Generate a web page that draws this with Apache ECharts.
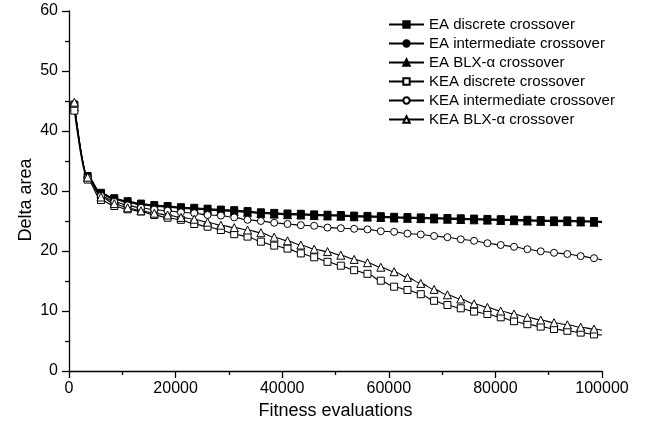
<!DOCTYPE html>
<html>
<head>
<meta charset="utf-8">
<script src="https://cdn.jsdelivr.net/npm/echarts@6/dist/echarts.min.js"></script>
<style>html,body{margin:0;padding:0;background:#fff}#c{width:656px;height:430px}</style>
</head>
<body>
<div id="c"></div>
<script>
// x positions (fitness evaluations); last entry is the line end without marker
var evals = [1000,3500,6000,8500,11000,13500,16000,18500,21000,23500,26000,28500,31000,33500,36000,38500,41000,43500,46000,48500,51000,53500,56000,58500,61000,63500,66000,68500,71000,73500,76000,78500,81000,83500,86000,88500,91000,93500,96000,98500,100000];

var eaDiscrete = [44.4,32.5,29.7,28.8,28.3,27.9,27.65,27.5,27.3,27.2,27.05,26.9,26.8,26.65,26.45,26.35,26.25,26.2,26.1,26.05,26.0,25.9,25.85,25.8,25.7,25.65,25.6,25.55,25.5,25.45,25.4,25.35,25.3,25.25,25.2,25.15,25.1,25.1,25.05,25.0,24.95];
var eaIntermediate = [44.2,32.4,29.6,28.7,28.2,27.8,27.55,27.4,27.2,27.1,26.95,26.8,26.7,26.55,26.35,26.25,26.15,26.1,26.0,25.95,25.9,25.8,25.75,25.7,25.6,25.55,25.5,25.45,25.4,25.35,25.3,25.25,25.2,25.15,25.1,25.05,25.0,25.0,24.95,24.9,24.85];
var eaBlx = [44.0,32.3,29.5,28.6,28.1,27.7,27.45,27.3,27.1,27.0,26.85,26.7,26.6,26.45,26.25,26.15,26.05,26.0,25.9,25.85,25.8,25.7,25.65,25.6,25.5,25.45,25.4,25.35,25.3,25.25,25.2,25.15,25.1,25.05,25.0,24.95,24.9,24.9,24.85,24.8,24.75];
var keaDiscrete = [43.4,31.9,28.5,27.5,26.95,26.6,26.0,25.55,25.2,24.5,24.05,23.5,22.8,22.4,21.55,20.9,20.4,19.6,18.95,18.2,17.55,16.8,16.2,15.05,14.05,13.5,12.8,11.7,11.0,10.45,9.9,9.5,8.95,8.3,7.8,7.4,7.0,6.7,6.4,6.1,6.0];
var keaIntermediate = [44.5,32.2,29.2,28.2,27.6,27.2,26.9,26.7,26.45,26.3,26.0,25.9,25.6,25.2,25.0,24.7,24.5,24.3,24.2,23.9,23.8,23.7,23.6,23.3,23.2,22.9,22.75,22.5,22.3,21.95,21.7,21.3,21.0,20.7,20.3,19.95,19.7,19.5,19.15,18.8,18.5];
var keaBlx = [44.8,32.3,29.0,27.9,27.2,26.7,26.3,26.0,25.6,25.3,24.8,24.3,23.9,23.5,23.05,22.3,21.7,21.0,20.3,19.9,19.3,18.6,18.05,17.3,16.55,15.6,14.6,13.6,12.7,12.0,11.2,10.6,10.0,9.5,8.95,8.5,8.05,7.7,7.3,7.0,6.8];

var seriesNames = ['EA discrete crossover','EA intermediate crossover','EA BLX-\u03b1 crossover','KEA discrete crossover','KEA intermediate crossover','KEA BLX-\u03b1 crossover'];
var xTicks = [0,20000,40000,60000,80000,100000];
var yTicks = [0,10,20,30,40,50,60];

var values = [eaDiscrete, eaIntermediate, eaBlx, keaDiscrete, keaIntermediate, keaBlx];
var symbols = ['rect','circle','triangle','rect','circle','triangle'];
var filled = [true,true,true,false,false,false];

function buildData(vals){
  return evals.map(function(x,i){
    var item = {value:[x, vals[i]]};
    if (i === evals.length-1) item.symbol = 'none';
    return item;
  });
}

var series = values.map(function(v,i){
  return {
    name: seriesNames[i],
    type: 'line',
    data: buildData(v),
    symbol: symbols[i],
    symbolSize: symbols[i]==='triangle' ? 8 : 7,
    smooth: 0.35,
    smoothMonotone: 'x',
    showAllSymbol: true,
    lineStyle: {color:'#000', width:1.1},
    itemStyle: {color: filled[i] ? '#000' : '#fff', borderColor:'#000', borderWidth:1},
    emphasis: {disabled:true}
  };
});

var chart = echarts.init(document.getElementById('c'), null, {renderer:'canvas'});
chart.setOption({
  animation: false,
  backgroundColor: '#fff',
  textStyle: {fontFamily: 'Liberation Sans, Arial, sans-serif'},
  grid: {left: 69, right: 54, top: 11, bottom: 59, containLabel: false},
  legend: {
    orient: 'vertical',
    left: 388,
    top: 17,
    padding: 0,
    itemWidth: 35,
    itemHeight: 8,
    itemGap: 4,
    data: seriesNames,
    textStyle: {fontSize: 15, color:'#000', fontFamily:'Liberation Sans, Arial, sans-serif'}
  },
  xAxis: {
    type: 'value',
    min: 0, max: 100000, interval: 20000,
    name: 'Fitness evaluations',
    nameLocation: 'middle',
    nameGap: 31,
    nameMoveOverlap: false,
    nameTextStyle: {fontSize: 18, color:'#000'},
    axisLine: {show:true, onZero:false, lineStyle:{color:'#000', width:1.3}},
    axisTick: {show:true, inside:false, length:7, lineStyle:{color:'#000', width:1.3}},
    minorTick: {show:true, splitNumber:2, length:4, lineStyle:{color:'#000', width:1.3}},
    splitLine: {show:false},
    axisLabel: {fontSize:16, color:'#000', margin:10, formatter: function(v){ return xTicks.indexOf(v)>=0 ? String(v) : ''; }}
  },
  yAxis: {
    type: 'value',
    min: 0, max: 60, interval: 10,
    name: 'Delta area',
    nameLocation: 'middle',
    nameGap: 34,
    nameMoveOverlap: false,
    nameTextStyle: {fontSize: 18, color:'#000', padding:[0,18,0,0]},
    axisLine: {show:true, onZero:false, lineStyle:{color:'#000', width:1.3}},
    axisTick: {show:true, inside:false, length:7, lineStyle:{color:'#000', width:1.3}},
    minorTick: {show:true, splitNumber:2, length:4, lineStyle:{color:'#000', width:1.3}},
    splitLine: {show:false},
    axisLabel: {fontSize:16, color:'#000', margin:11, formatter: function(v){ return yTicks.indexOf(v)>=0 ? String(v) : ''; }}
  },
  series: series
});
</script>
</body>
</html>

» **What you should do**
Quote the material exactly. Pictures stay out.

» **Problem solution**
Generate a web page that draws this with Apache ECharts.
<!DOCTYPE html>
<html>
<head>
<meta charset="utf-8">
<script src="https://cdn.jsdelivr.net/npm/echarts@6/dist/echarts.min.js"></script>
<style>html,body{margin:0;padding:0;background:#fff}#c{width:656px;height:430px}</style>
</head>
<body>
<div id="c"></div>
<script>
// x positions (fitness evaluations); last entry is the line end without marker
var evals = [1000,3500,6000,8500,11000,13500,16000,18500,21000,23500,26000,28500,31000,33500,36000,38500,41000,43500,46000,48500,51000,53500,56000,58500,61000,63500,66000,68500,71000,73500,76000,78500,81000,83500,86000,88500,91000,93500,96000,98500,100000];

var eaDiscrete = [44.4,32.5,29.7,28.8,28.3,27.9,27.65,27.5,27.3,27.2,27.05,26.9,26.8,26.65,26.45,26.35,26.25,26.2,26.1,26.05,26.0,25.9,25.85,25.8,25.7,25.65,25.6,25.55,25.5,25.45,25.4,25.35,25.3,25.25,25.2,25.15,25.1,25.1,25.05,25.0,24.95];
var eaIntermediate = [44.2,32.4,29.6,28.7,28.2,27.8,27.55,27.4,27.2,27.1,26.95,26.8,26.7,26.55,26.35,26.25,26.15,26.1,26.0,25.95,25.9,25.8,25.75,25.7,25.6,25.55,25.5,25.45,25.4,25.35,25.3,25.25,25.2,25.15,25.1,25.05,25.0,25.0,24.95,24.9,24.85];
var eaBlx = [44.0,32.3,29.5,28.6,28.1,27.7,27.45,27.3,27.1,27.0,26.85,26.7,26.6,26.45,26.25,26.15,26.05,26.0,25.9,25.85,25.8,25.7,25.65,25.6,25.5,25.45,25.4,25.35,25.3,25.25,25.2,25.15,25.1,25.05,25.0,24.95,24.9,24.9,24.85,24.8,24.75];
var keaDiscrete = [43.4,31.9,28.5,27.5,26.95,26.6,26.0,25.55,25.2,24.5,24.05,23.5,22.8,22.4,21.55,20.9,20.4,19.6,18.95,18.2,17.55,16.8,16.2,15.05,14.05,13.5,12.8,11.7,11.0,10.45,9.9,9.5,8.95,8.3,7.8,7.4,7.0,6.7,6.4,6.1,6.0];
var keaIntermediate = [44.5,32.2,29.2,28.2,27.6,27.2,26.9,26.7,26.45,26.3,26.0,25.9,25.6,25.2,25.0,24.7,24.5,24.3,24.2,23.9,23.8,23.7,23.6,23.3,23.2,22.9,22.75,22.5,22.3,21.95,21.7,21.3,21.0,20.7,20.3,19.95,19.7,19.5,19.15,18.8,18.5];
var keaBlx = [44.8,32.3,29.0,27.9,27.2,26.7,26.3,26.0,25.6,25.3,24.8,24.3,23.9,23.5,23.05,22.3,21.7,21.0,20.3,19.9,19.3,18.6,18.05,17.3,16.55,15.6,14.6,13.6,12.7,12.0,11.2,10.6,10.0,9.5,8.95,8.5,8.05,7.7,7.3,7.0,6.8];

var seriesNames = ['EA discrete crossover','EA intermediate crossover','EA BLX-\u03b1 crossover','KEA discrete crossover','KEA intermediate crossover','KEA BLX-\u03b1 crossover'];
var xTicks = [0,20000,40000,60000,80000,100000];
var yTicks = [0,10,20,30,40,50,60];

var values = [eaDiscrete, eaIntermediate, eaBlx, keaDiscrete, keaIntermediate, keaBlx];
var symbols = ['rect','circle','triangle','rect','circle','triangle'];
var filled = [true,true,true,false,false,false];

function buildData(vals){
  return evals.map(function(x,i){
    var item = {value:[x, vals[i]]};
    if (i === evals.length-1) item.symbol = 'none';
    return item;
  });
}

var series = values.map(function(v,i){
  return {
    name: seriesNames[i],
    type: 'line',
    data: buildData(v),
    symbol: symbols[i],
    symbolSize: symbols[i]==='triangle' ? 8 : 7,
    smooth: 0.35,
    smoothMonotone: 'x',
    showAllSymbol: true,
    lineStyle: {color:'#000', width:1.1},
    itemStyle: {color: filled[i] ? '#000' : '#fff', borderColor:'#000', borderWidth:1},
    emphasis: {disabled:true}
  };
});

var chart = echarts.init(document.getElementById('c'), null, {renderer:'canvas'});
chart.setOption({
  animation: false,
  backgroundColor: '#fff',
  textStyle: {fontFamily: 'Liberation Sans, Arial, sans-serif'},
  grid: {left: 69, right: 54, top: 11, bottom: 59, containLabel: false},
  legend: {
    orient: 'vertical',
    left: 388,
    top: 17,
    padding: 0,
    itemWidth: 35,
    itemHeight: 8,
    itemGap: 4,
    data: seriesNames,
    textStyle: {fontSize: 15, color:'#000', fontFamily:'Liberation Sans, Arial, sans-serif'}
  },
  xAxis: {
    type: 'value',
    min: 0, max: 100000, interval: 20000,
    name: 'Fitness evaluations',
    nameLocation: 'middle',
    nameGap: 31,
    nameMoveOverlap: false,
    nameTextStyle: {fontSize: 18, color:'#000'},
    axisLine: {show:true, onZero:false, lineStyle:{color:'#000', width:1.3}},
    axisTick: {show:true, inside:false, length:7, lineStyle:{color:'#000', width:1.3}},
    minorTick: {show:true, splitNumber:2, length:4, lineStyle:{color:'#000', width:1.3}},
    splitLine: {show:false},
    axisLabel: {fontSize:16, color:'#000', margin:10, formatter: function(v){ return xTicks.indexOf(v)>=0 ? String(v) : ''; }}
  },
  yAxis: {
    type: 'value',
    min: 0, max: 60, interval: 10,
    name: 'Delta area',
    nameLocation: 'middle',
    nameGap: 34,
    nameMoveOverlap: false,
    nameTextStyle: {fontSize: 18, color:'#000', padding:[0,18,0,0]},
    axisLine: {show:true, onZero:false, lineStyle:{color:'#000', width:1.3}},
    axisTick: {show:true, inside:false, length:7, lineStyle:{color:'#000', width:1.3}},
    minorTick: {show:true, splitNumber:2, length:4, lineStyle:{color:'#000', width:1.3}},
    splitLine: {show:false},
    axisLabel: {fontSize:16, color:'#000', margin:11, formatter: function(v){ return yTicks.indexOf(v)>=0 ? String(v) : ''; }}
  },
  series: series
});
</script>
</body>
</html>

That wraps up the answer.